Nothing outside the range is to be copied. From the entries below, reproduce exactly the lines starting at the one with "Write the matplotlib code for this chart." and ending at the one with "from matplotlib.ticker import", without pictures.

───── RECORDED DATA

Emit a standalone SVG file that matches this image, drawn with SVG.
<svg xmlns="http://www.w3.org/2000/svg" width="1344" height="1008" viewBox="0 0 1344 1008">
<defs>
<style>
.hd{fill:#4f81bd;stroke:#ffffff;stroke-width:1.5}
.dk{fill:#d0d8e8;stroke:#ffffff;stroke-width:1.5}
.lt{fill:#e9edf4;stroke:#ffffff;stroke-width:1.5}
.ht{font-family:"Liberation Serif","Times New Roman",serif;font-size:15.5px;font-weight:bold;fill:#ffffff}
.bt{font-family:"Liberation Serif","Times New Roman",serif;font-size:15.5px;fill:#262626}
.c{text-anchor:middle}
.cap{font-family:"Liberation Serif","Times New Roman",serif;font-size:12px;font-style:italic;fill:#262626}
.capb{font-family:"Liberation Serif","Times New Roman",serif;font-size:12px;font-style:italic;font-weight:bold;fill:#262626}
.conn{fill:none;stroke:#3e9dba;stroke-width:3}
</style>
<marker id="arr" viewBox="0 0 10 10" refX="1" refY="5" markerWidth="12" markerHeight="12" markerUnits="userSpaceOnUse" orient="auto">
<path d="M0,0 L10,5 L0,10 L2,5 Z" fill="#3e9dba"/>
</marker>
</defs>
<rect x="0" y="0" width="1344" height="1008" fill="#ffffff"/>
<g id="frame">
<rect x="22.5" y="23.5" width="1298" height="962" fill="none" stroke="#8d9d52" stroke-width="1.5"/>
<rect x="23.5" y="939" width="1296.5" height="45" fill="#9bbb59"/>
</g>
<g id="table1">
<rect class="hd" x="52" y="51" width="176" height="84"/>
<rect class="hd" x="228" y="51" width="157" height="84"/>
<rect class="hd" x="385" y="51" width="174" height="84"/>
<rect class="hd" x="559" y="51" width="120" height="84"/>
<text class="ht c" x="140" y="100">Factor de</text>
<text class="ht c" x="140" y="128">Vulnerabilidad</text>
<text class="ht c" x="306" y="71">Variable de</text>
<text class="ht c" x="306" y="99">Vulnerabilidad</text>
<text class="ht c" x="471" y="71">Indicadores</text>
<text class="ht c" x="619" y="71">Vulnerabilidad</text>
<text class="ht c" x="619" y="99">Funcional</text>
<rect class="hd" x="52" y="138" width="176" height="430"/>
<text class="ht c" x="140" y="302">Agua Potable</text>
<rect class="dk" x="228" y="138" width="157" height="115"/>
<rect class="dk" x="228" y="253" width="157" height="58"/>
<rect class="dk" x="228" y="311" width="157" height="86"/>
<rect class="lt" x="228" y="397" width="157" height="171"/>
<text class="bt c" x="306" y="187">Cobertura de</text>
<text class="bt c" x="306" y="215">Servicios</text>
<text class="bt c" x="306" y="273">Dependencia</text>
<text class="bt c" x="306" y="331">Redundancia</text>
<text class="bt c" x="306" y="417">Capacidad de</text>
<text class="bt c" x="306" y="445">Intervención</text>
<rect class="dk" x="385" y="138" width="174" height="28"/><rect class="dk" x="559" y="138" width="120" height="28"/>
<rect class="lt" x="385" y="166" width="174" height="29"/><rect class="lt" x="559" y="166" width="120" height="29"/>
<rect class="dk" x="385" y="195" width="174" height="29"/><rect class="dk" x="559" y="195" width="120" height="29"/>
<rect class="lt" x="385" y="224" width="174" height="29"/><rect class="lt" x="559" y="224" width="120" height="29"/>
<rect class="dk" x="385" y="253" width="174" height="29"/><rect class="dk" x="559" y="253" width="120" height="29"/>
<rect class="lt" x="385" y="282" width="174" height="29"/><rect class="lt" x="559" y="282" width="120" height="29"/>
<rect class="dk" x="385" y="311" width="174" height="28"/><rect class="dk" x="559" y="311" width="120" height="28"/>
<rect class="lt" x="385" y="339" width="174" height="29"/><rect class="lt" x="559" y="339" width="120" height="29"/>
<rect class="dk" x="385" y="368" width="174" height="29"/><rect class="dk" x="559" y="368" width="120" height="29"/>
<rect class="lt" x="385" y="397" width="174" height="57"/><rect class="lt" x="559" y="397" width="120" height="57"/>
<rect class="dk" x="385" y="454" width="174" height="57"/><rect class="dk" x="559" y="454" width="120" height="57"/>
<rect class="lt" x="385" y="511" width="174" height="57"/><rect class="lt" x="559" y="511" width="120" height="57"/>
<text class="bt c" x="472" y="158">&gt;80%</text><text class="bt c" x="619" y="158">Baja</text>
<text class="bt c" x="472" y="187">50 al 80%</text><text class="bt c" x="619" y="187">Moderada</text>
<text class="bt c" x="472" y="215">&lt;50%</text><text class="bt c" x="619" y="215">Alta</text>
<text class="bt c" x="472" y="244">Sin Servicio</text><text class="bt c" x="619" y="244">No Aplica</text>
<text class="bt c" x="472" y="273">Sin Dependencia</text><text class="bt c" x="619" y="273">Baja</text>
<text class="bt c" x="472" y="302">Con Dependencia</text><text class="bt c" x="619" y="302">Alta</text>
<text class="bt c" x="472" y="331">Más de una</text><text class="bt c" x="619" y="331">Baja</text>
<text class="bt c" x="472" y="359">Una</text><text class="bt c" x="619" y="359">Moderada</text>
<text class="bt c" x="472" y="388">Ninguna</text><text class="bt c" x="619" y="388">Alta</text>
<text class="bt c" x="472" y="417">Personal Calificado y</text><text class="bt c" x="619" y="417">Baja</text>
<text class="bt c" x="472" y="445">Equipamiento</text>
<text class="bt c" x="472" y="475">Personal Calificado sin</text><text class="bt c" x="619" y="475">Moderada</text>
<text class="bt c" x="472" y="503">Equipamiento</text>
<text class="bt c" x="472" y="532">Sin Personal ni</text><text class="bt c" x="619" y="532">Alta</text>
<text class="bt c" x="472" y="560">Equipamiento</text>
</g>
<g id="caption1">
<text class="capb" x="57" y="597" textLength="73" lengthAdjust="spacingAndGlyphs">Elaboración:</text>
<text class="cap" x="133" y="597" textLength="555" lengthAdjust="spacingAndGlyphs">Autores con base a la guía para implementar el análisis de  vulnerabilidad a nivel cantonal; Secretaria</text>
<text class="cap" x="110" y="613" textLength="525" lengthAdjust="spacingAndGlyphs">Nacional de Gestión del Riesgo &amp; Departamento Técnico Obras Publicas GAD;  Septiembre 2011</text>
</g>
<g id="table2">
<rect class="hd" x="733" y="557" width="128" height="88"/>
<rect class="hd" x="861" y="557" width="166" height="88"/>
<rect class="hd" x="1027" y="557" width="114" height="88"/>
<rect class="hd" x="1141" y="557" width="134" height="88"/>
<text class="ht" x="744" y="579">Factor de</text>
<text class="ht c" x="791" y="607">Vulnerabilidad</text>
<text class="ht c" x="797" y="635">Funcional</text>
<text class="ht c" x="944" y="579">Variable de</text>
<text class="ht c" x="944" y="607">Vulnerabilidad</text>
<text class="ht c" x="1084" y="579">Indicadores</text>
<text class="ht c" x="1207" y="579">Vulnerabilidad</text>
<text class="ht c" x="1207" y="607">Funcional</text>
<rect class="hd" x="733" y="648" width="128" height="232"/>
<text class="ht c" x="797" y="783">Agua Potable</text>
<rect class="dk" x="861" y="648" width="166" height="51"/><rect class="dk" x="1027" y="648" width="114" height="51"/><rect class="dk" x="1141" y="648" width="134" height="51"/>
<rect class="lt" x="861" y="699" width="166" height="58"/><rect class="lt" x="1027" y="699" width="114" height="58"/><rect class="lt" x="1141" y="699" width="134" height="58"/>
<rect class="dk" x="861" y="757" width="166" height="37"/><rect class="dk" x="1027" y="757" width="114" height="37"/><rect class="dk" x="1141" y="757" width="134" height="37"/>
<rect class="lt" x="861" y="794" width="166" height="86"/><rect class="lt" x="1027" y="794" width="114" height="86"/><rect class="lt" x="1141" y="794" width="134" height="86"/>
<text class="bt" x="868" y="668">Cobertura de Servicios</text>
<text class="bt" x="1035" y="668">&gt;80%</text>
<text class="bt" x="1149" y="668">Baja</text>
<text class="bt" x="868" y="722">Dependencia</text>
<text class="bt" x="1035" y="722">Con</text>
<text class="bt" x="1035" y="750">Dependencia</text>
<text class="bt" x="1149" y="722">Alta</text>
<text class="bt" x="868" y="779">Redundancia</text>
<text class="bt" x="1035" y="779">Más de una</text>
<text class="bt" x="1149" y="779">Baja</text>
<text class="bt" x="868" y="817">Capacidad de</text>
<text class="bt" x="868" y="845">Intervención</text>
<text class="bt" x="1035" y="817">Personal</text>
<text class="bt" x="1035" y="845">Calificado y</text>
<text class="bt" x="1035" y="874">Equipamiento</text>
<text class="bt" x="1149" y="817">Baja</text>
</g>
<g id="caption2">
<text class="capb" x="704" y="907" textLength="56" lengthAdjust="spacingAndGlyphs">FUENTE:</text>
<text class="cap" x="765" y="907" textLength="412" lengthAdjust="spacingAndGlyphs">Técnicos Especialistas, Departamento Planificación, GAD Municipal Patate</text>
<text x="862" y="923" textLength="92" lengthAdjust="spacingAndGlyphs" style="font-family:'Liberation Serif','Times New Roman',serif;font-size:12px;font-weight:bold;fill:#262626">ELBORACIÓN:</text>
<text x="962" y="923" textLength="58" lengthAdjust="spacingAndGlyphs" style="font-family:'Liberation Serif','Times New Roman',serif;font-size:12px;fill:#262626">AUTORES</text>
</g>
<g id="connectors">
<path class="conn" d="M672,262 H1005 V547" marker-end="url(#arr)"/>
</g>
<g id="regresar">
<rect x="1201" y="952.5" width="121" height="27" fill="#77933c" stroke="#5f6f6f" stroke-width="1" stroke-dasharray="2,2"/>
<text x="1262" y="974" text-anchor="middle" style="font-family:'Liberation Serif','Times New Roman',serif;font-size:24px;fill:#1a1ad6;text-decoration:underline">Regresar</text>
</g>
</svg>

──────────
───── RECORDED DATA

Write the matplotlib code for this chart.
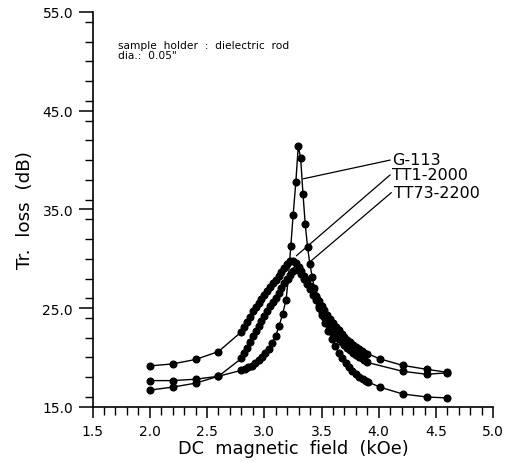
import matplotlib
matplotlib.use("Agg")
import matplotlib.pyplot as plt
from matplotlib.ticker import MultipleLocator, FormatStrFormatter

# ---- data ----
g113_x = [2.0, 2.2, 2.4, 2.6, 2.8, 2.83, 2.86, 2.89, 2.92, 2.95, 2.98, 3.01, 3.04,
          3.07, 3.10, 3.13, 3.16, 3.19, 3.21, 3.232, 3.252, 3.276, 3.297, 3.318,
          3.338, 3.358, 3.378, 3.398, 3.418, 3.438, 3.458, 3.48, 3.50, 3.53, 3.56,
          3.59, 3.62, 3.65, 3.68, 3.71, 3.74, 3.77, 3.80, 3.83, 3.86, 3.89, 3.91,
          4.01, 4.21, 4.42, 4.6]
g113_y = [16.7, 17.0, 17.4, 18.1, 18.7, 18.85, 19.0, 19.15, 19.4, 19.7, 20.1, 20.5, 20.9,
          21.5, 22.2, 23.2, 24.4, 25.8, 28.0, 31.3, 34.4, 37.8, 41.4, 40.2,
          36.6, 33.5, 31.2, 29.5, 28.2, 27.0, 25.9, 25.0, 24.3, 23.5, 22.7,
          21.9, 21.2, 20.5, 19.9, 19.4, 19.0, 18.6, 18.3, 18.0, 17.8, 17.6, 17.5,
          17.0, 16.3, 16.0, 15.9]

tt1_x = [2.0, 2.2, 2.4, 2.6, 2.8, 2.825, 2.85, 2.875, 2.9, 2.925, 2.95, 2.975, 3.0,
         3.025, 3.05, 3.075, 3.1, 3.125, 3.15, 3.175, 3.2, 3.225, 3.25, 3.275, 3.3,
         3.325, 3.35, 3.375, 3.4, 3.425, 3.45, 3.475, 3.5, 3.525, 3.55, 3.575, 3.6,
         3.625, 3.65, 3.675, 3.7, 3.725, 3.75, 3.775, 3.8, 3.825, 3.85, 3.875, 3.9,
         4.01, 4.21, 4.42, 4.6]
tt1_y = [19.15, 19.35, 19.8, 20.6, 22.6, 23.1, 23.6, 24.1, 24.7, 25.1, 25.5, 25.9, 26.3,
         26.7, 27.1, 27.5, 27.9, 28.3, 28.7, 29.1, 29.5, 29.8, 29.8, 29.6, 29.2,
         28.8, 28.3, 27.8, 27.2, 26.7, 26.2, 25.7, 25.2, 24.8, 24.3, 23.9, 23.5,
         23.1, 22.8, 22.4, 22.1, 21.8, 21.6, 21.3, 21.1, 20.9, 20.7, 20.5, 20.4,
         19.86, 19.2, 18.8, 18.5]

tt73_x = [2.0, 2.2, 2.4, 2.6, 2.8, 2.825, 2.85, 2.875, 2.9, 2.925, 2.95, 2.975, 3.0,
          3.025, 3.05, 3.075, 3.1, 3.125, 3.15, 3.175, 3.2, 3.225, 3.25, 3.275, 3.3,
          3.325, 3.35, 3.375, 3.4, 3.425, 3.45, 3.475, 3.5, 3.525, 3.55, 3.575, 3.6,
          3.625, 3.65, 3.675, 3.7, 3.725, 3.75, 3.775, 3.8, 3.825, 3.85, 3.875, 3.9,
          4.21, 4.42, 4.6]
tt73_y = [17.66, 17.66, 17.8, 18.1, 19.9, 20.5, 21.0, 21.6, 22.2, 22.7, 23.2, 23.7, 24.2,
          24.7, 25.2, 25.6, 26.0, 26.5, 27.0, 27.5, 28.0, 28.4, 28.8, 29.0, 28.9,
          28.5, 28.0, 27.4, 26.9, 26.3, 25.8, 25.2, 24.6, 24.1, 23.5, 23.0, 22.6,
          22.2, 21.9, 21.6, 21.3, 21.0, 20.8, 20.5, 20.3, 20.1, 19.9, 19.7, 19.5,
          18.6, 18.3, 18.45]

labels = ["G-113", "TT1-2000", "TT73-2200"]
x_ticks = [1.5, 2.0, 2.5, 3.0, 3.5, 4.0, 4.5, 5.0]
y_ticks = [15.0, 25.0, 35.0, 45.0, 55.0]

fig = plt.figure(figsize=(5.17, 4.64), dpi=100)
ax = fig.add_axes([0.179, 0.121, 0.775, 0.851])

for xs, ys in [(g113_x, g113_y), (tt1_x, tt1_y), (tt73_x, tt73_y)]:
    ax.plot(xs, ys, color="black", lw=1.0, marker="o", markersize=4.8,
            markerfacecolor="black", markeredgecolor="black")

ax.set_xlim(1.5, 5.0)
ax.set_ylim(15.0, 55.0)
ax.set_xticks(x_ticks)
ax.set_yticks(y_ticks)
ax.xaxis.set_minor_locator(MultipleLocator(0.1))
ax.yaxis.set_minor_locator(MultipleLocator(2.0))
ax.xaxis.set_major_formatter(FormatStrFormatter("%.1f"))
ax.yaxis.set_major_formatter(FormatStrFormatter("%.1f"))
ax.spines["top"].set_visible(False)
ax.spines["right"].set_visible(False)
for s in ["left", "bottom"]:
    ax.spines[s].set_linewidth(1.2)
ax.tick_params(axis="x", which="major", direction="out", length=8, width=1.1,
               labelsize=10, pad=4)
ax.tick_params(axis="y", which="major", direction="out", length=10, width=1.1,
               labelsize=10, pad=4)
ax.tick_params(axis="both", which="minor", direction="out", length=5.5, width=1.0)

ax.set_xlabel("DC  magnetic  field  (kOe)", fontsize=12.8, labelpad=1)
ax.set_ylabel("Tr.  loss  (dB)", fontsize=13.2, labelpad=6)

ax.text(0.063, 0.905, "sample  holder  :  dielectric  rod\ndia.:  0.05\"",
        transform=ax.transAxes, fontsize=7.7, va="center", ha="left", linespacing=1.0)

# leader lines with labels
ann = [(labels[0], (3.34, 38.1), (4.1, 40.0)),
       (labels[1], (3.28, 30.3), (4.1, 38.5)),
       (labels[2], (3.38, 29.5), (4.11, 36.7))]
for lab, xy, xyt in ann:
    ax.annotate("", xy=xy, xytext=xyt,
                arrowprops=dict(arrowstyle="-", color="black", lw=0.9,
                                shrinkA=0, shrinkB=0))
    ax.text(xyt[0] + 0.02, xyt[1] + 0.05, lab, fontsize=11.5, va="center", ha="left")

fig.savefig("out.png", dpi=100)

──────────

SOLVED EXERCISE:
Write the matplotlib code for this chart.
import matplotlib
matplotlib.use("Agg")
import matplotlib.pyplot as plt
from matplotlib.ticker import MultipleLocator, FormatStrFormatter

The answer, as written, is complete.